When Lumion's Fabric Preset Is Appropriate
Lumion's fabric preset is the right tool when exact client material matching is required — a client has provided a specific upholstery fabric from a supplier, a curtain manufacturer's sample must be visualized accurately, or a rug pattern from a physical sample library must appear correctly in a Lumion visualization. When the physical sample exists, Lumion renders the project, and exact material fidelity is the priority, photo-to-PBR extraction is the correct workflow.
For all other fabric material needs — game environments, multi-engine projects, fictional or imagined textiles, volume production of material variations, or any project not rendered in Lumion — text-to-PBR generation at grixai.com/try is faster and significantly more cost-effective. See the related guides for stone, wood, concrete, and brick material types in this Lumion preset series.
Frequently Asked Questions
Does Grix handle patterned fabrics like herringbone or plaid?
Yes. Named weave patterns — herringbone, twill, houndstooth, checked plaid, tartan, damask — are recognized in Grix prompts. Pattern scale and colorway can be specified in the description. Complex custom patterns (specific brand patterns, exact tartan configurations) may require photogrammetry or manual creation.
Can I generate translucent fabric like sheer curtains?
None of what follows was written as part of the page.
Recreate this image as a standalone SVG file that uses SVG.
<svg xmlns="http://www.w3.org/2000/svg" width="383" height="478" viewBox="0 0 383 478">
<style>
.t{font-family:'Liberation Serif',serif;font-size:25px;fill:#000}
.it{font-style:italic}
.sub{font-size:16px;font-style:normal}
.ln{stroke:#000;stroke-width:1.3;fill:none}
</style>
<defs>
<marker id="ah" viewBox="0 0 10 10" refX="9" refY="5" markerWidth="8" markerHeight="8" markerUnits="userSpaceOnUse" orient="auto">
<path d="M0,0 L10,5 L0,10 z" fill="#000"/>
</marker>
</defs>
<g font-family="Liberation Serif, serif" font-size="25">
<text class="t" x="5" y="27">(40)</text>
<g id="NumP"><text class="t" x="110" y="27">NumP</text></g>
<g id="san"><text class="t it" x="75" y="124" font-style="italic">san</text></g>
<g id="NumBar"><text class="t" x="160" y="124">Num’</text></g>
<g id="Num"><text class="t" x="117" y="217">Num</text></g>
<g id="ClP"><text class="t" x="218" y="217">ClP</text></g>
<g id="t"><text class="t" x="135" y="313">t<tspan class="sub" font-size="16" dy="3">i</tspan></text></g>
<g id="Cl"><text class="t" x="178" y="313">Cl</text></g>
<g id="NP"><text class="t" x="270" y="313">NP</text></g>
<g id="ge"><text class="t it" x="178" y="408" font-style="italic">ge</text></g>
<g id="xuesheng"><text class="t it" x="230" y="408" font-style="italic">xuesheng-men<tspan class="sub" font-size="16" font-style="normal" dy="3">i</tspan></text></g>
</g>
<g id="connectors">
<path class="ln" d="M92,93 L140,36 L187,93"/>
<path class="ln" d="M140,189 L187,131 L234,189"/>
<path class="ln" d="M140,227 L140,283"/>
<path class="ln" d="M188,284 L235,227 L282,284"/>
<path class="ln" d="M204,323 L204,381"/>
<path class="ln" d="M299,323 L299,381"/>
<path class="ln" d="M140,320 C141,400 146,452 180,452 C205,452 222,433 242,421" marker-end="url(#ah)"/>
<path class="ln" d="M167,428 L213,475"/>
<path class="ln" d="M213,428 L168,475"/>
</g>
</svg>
Grix generates the surface PBR maps for sheer and semi-transparent fabrics. Translucency rendering itself requires a custom transparent or subsurface shader in your renderer — standard PBR opaque shaders don't model light transmission through fabric. The basecolor and roughness maps from Grix provide the correct surface appearance when combined with a translucent shader setup.
How do I get the velvet sheen effect?
Velvet sheen is primarily a shading model behavior (anisotropic microfiber highlight) rather than a PBR map output. Grix generates the basecolor and normal maps that provide the surface color and pile direction detail. The sheen highlight in Blender is added via the Sheen input on Principled BSDF; in UE5 via Cloth or Fabric shading model; in Unity HDRP via Fabric material type. Specify "velvet pile, directional nap" in your Grix prompt for the correct normal map structure.
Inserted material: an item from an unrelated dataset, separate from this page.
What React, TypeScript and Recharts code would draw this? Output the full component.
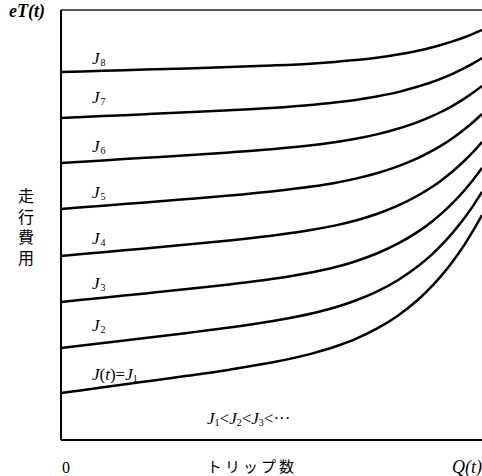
import React from 'react';
import { LineChart, Line, XAxis, YAxis, ReferenceLine } from 'recharts';

// trip count (share of capacity, 0..100)
const trips = [0, 10, 20, 30, 40, 50, 60, 65, 70, 75, 80, 85, 88, 90, 93, 96, 98, 100];

// running cost for each J level
const j1 = [47, 52.7, 58.4, 64.2, 70.3, 77.4, 86.9, 93.2, 101.1, 111.3, 124.3, 141, 153.3, 162.6, 178.3, 196.4, 210.1, 225];
const j2 = [92, 97, 102, 107.1, 112.4, 118.7, 127, 132.5, 139.5, 148.4, 159.8, 174.5, 185.2, 193.3, 207.1, 223, 234.9, 248];
const j3 = [138, 142.3, 146.6, 150.9, 155.6, 160.9, 168, 172.8, 178.8, 186.5, 196.3, 208.9, 218, 225.1, 236.9, 250.5, 260.7, 272];
const j4 = [184, 187.8, 191.6, 195.4, 199.5, 204.2, 210.4, 214.4, 219.5, 226, 234.3, 245, 252.7, 258.6, 268.5, 280, 288.5, 298];
const j5 = [231, 234.3, 237.6, 240.9, 244.4, 248.5, 253.7, 257.1, 261.4, 266.8, 273.7, 282.4, 288.8, 293.6, 301.8, 311.2, 318.2, 326];
const j6 = [277, 279.6, 282.2, 284.8, 287.6, 290.8, 295, 297.7, 301.2, 305.6, 311.2, 318.3, 323.6, 327.5, 334.2, 341.9, 347.7, 354];
const j7 = [322, 323.9, 325.8, 327.7, 329.8, 332.1, 335.3, 337.4, 340.1, 343.6, 347.9, 353.7, 357.7, 360.9, 366.2, 372.3, 376.9, 382];
const j8 = [368, 369.2, 370.4, 371.6, 372.9, 374.5, 376.6, 378.1, 379.9, 382.3, 385.5, 389.5, 392.5, 394.7, 398.6, 403, 406.4, 410];

const series = [j1, j2, j3, j4, j5, j6, j7, j8];
const keys = ['j1', 'j2', 'j3', 'j4', 'j5', 'j6', 'j7', 'j8'];

const data = trips.map((q, i) => {
  const row: Record<string, number> = { q };
  series.forEach((s, k) => { row[keys[k]] = s[i]; });
  return row;
});

const SERIF = '"Liberation Serif", "DejaVu Serif", serif';
const CJK = '"Noto Sans CJK JP", sans-serif';

// curve labels: [subscript, baseline]
const jLabels: [string, number][] = [
  ['8', 64], ['7', 103], ['6', 152], ['5', 198], ['4', 244], ['3', 289], ['2', 331],
];

function JLabel({ n, y }: { n: string; y: number }) {
  return (
    <text x={92} y={y} fontFamily={SERIF} fontSize={17} fill="#000">
      <tspan fontStyle="italic">J</tspan>
      <tspan fontSize={10} dx={1} dy={2}>{n}</tspan>
    </text>
  );
}

function Annotations() {
  return (
    <svg width={482} height={476} style={{ position: 'absolute', left: 0, top: 0, pointerEvents: 'none' }}>
      <text x={9} y={17} fontFamily={SERIF} fontSize={18} fontStyle="italic" fontWeight="bold" fill="#000">eT(t)</text>
      <text x={26} y={188} fontFamily={CJK} fontSize={16} letterSpacing={4.5} fill="#000"
        style={{ writingMode: 'vertical-rl' }}>走行費用</text>
      {jLabels.map(([n, y]) => <JLabel key={n} n={n} y={y} />)}
      <text x={92} y={380} fontFamily={SERIF} fontSize={17} fill="#000">
        <tspan fontStyle="italic">J</tspan>(<tspan fontStyle="italic">t</tspan>)=<tspan fontStyle="italic">J</tspan>
        <tspan fontSize={10} dy={2}>1</tspan>
      </text>
      <text x={207} y={424} fontFamily={SERIF} fontSize={17} fill="#000">
        <tspan fontStyle="italic">J</tspan><tspan fontSize={10} dy={2}>1</tspan>
        <tspan dy={-2}>&lt;</tspan><tspan fontStyle="italic">J</tspan><tspan fontSize={10} dy={2}>2</tspan>
        <tspan dy={-2}>&lt;</tspan><tspan fontStyle="italic">J</tspan><tspan fontSize={10} dy={2}>3</tspan>
        <tspan dy={-2}>&lt;···</tspan>
      </text>
      <text x={62} y={473} fontFamily={SERIF} fontSize={16} fill="#000">0</text>
      <text x={207} y={472} fontFamily={CJK} fontSize={15} letterSpacing={3} fill="#000">トリップ数</text>
      <text x={452} y={473} fontFamily={SERIF} fontSize={18} fontStyle="italic" fill="#000">Q(t)</text>
    </svg>
  );
}

export default function App() {
  return (
    <div style={{ position: 'fixed', left: 0, top: 0, width: 482, height: 476, overflow: 'hidden', background: '#fff' }}>
      <LineChart width={482} height={476} data={data} margin={{ top: 10, right: 0, bottom: 36, left: 61 }}>
        <XAxis type="number" dataKey="q" domain={[0, 100]} hide />
        <YAxis type="number" domain={[0, 430]} hide />
        <ReferenceLine y={430} stroke="#222" strokeWidth={1.5} />
        <ReferenceLine y={0} stroke="#000" strokeWidth={2} />
        <ReferenceLine x={0} stroke="#000" strokeWidth={2} />
        {keys.map((k) => (
          <Line key={k} type="monotone" dataKey={k} stroke="#000" strokeWidth={2.5} dot={false} isAnimationActive={false} />
        ))}
      </LineChart>
      <Annotations />
    </div>
  );
}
Are the fabric maps portable across all major renderers?
Yes. Grix outputs standard five-map PBR ZIP files that import into Blender, Unreal Engine, Unity, Godot, Maya (Arnold, V-Ray, Redshift), Cinema 4D, Houdini, and any renderer supporting standard PBR material inputs. No renderer-specific calibration is applied — maps are portable across all compatible tools.
What fabric types does Lumion's AI Material Generator support?
Lumion's fabric preset handles woven, knit, and pile textiles via photo input. The constraint is Lumion-only output and the need for a physical sample photograph. For cross-platform fabric PBR generation from text descriptions, Grix is the portable alternative.